## Start COLLECTED DATA

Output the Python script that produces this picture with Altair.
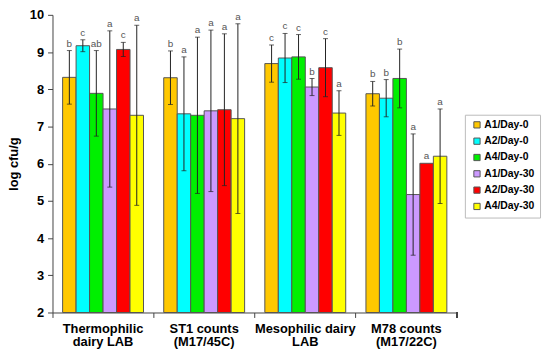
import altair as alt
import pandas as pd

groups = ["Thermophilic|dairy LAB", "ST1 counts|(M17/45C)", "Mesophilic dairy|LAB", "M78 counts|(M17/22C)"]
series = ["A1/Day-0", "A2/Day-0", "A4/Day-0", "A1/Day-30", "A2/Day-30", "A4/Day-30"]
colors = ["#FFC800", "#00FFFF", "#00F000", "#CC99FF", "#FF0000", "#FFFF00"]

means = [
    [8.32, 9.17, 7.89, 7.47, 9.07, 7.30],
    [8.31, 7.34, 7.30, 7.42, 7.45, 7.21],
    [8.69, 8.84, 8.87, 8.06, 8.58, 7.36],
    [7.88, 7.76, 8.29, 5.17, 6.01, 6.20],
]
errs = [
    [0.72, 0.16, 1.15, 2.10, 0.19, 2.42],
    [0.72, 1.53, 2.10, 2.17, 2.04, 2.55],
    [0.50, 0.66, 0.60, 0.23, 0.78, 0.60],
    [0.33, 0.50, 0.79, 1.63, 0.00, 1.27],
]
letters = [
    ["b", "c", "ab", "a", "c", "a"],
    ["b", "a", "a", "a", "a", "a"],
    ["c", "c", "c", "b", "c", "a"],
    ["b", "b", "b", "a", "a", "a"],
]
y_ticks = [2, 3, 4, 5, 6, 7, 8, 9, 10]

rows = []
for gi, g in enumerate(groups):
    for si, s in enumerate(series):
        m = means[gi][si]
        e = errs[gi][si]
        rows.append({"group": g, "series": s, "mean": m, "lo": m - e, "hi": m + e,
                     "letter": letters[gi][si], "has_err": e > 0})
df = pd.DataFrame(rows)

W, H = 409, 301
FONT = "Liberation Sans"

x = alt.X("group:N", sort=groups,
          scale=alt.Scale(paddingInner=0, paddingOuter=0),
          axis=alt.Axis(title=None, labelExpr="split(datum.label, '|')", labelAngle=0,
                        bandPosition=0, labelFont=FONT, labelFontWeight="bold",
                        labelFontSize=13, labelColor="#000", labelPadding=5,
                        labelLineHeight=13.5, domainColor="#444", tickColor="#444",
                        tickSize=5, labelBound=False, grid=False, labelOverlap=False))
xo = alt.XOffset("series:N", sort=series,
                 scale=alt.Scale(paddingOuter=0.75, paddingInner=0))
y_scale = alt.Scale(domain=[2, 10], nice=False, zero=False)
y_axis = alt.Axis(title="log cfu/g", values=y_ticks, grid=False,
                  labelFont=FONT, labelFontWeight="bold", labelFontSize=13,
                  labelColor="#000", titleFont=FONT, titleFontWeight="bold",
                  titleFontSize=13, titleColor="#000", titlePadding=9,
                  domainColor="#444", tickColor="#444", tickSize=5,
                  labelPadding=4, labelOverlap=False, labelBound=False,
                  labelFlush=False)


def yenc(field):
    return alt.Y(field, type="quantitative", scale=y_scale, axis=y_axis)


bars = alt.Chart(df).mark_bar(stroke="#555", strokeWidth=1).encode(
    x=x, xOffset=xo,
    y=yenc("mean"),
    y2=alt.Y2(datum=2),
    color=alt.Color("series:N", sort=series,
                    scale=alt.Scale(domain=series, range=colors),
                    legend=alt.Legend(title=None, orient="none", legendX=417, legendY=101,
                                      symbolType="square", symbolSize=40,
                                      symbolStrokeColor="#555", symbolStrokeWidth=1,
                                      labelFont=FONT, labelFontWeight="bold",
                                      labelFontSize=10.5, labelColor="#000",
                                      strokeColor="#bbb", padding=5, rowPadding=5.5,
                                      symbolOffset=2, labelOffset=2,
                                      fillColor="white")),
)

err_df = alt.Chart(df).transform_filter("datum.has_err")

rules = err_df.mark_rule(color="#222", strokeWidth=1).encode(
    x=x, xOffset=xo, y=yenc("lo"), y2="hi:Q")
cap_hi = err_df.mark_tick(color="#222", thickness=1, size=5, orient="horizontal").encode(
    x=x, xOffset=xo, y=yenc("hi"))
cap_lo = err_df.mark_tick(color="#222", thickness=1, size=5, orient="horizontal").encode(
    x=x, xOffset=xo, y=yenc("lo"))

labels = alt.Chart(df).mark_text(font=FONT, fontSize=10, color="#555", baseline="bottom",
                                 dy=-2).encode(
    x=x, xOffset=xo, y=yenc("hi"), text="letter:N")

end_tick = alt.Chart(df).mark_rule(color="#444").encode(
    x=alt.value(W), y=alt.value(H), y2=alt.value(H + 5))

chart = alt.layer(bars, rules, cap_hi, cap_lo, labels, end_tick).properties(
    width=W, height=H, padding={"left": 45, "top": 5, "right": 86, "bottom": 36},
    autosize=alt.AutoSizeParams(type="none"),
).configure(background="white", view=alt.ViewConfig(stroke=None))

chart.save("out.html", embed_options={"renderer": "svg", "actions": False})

## End COLLECTED DATA

**GIVEN EXERCISE**
Reproduce every line precisely as given, omitting all pictures.

**REPLY**
Output the Python script that produces this picture with Altair.
import altair as alt
import pandas as pd

groups = ["Thermophilic|dairy LAB", "ST1 counts|(M17/45C)", "Mesophilic dairy|LAB", "M78 counts|(M17/22C)"]
series = ["A1/Day-0", "A2/Day-0", "A4/Day-0", "A1/Day-30", "A2/Day-30", "A4/Day-30"]
colors = ["#FFC800", "#00FFFF", "#00F000", "#CC99FF", "#FF0000", "#FFFF00"]

means = [
    [8.32, 9.17, 7.89, 7.47, 9.07, 7.30],
    [8.31, 7.34, 7.30, 7.42, 7.45, 7.21],
    [8.69, 8.84, 8.87, 8.06, 8.58, 7.36],
    [7.88, 7.76, 8.29, 5.17, 6.01, 6.20],
]
errs = [
    [0.72, 0.16, 1.15, 2.10, 0.19, 2.42],
    [0.72, 1.53, 2.10, 2.17, 2.04, 2.55],
    [0.50, 0.66, 0.60, 0.23, 0.78, 0.60],
    [0.33, 0.50, 0.79, 1.63, 0.00, 1.27],
]
letters = [
    ["b", "c", "ab", "a", "c", "a"],
    ["b", "a", "a", "a", "a", "a"],
    ["c", "c", "c", "b", "c", "a"],
    ["b", "b", "b", "a", "a", "a"],
]
y_ticks = [2, 3, 4, 5, 6, 7, 8, 9, 10]

rows = []
for gi, g in enumerate(groups):
    for si, s in enumerate(series):
        m = means[gi][si]
        e = errs[gi][si]
        rows.append({"group": g, "series": s, "mean": m, "lo": m - e, "hi": m + e,
                     "letter": letters[gi][si], "has_err": e > 0})
df = pd.DataFrame(rows)

W, H = 409, 301
FONT = "Liberation Sans"

x = alt.X("group:N", sort=groups,
          scale=alt.Scale(paddingInner=0, paddingOuter=0),
          axis=alt.Axis(title=None, labelExpr="split(datum.label, '|')", labelAngle=0,
                        bandPosition=0, labelFont=FONT, labelFontWeight="bold",
                        labelFontSize=13, labelColor="#000", labelPadding=5,
                        labelLineHeight=13.5, domainColor="#444", tickColor="#444",
                        tickSize=5, labelBound=False, grid=False, labelOverlap=False))
xo = alt.XOffset("series:N", sort=series,
                 scale=alt.Scale(paddingOuter=0.75, paddingInner=0))
y_scale = alt.Scale(domain=[2, 10], nice=False, zero=False)
y_axis = alt.Axis(title="log cfu/g", values=y_ticks, grid=False,
                  labelFont=FONT, labelFontWeight="bold", labelFontSize=13,
                  labelColor="#000", titleFont=FONT, titleFontWeight="bold",
                  titleFontSize=13, titleColor="#000", titlePadding=9,
                  domainColor="#444", tickColor="#444", tickSize=5,
                  labelPadding=4, labelOverlap=False, labelBound=False,
                  labelFlush=False)


def yenc(field):
    return alt.Y(field, type="quantitative", scale=y_scale, axis=y_axis)


bars = alt.Chart(df).mark_bar(stroke="#555", strokeWidth=1).encode(
    x=x, xOffset=xo,
    y=yenc("mean"),
    y2=alt.Y2(datum=2),
    color=alt.Color("series:N", sort=series,
                    scale=alt.Scale(domain=series, range=colors),
                    legend=alt.Legend(title=None, orient="none", legendX=417, legendY=101,
                                      symbolType="square", symbolSize=40,
                                      symbolStrokeColor="#555", symbolStrokeWidth=1,
                                      labelFont=FONT, labelFontWeight="bold",
                                      labelFontSize=10.5, labelColor="#000",
                                      strokeColor="#bbb", padding=5, rowPadding=5.5,
                                      symbolOffset=2, labelOffset=2,
                                      fillColor="white")),
)

err_df = alt.Chart(df).transform_filter("datum.has_err")

rules = err_df.mark_rule(color="#222", strokeWidth=1).encode(
    x=x, xOffset=xo, y=yenc("lo"), y2="hi:Q")
cap_hi = err_df.mark_tick(color="#222", thickness=1, size=5, orient="horizontal").encode(
    x=x, xOffset=xo, y=yenc("hi"))
cap_lo = err_df.mark_tick(color="#222", thickness=1, size=5, orient="horizontal").encode(
    x=x, xOffset=xo, y=yenc("lo"))

labels = alt.Chart(df).mark_text(font=FONT, fontSize=10, color="#555", baseline="bottom",
                                 dy=-2).encode(
    x=x, xOffset=xo, y=yenc("hi"), text="letter:N")

end_tick = alt.Chart(df).mark_rule(color="#444").encode(
    x=alt.value(W), y=alt.value(H), y2=alt.value(H + 5))

chart = alt.layer(bars, rules, cap_hi, cap_lo, labels, end_tick).properties(
    width=W, height=H, padding={"left": 45, "top": 5, "right": 86, "bottom": 36},
    autosize=alt.AutoSizeParams(type="none"),
).configure(background="white", view=alt.ViewConfig(stroke=None))

chart.save("out.html", embed_options={"renderer": "svg", "actions": False})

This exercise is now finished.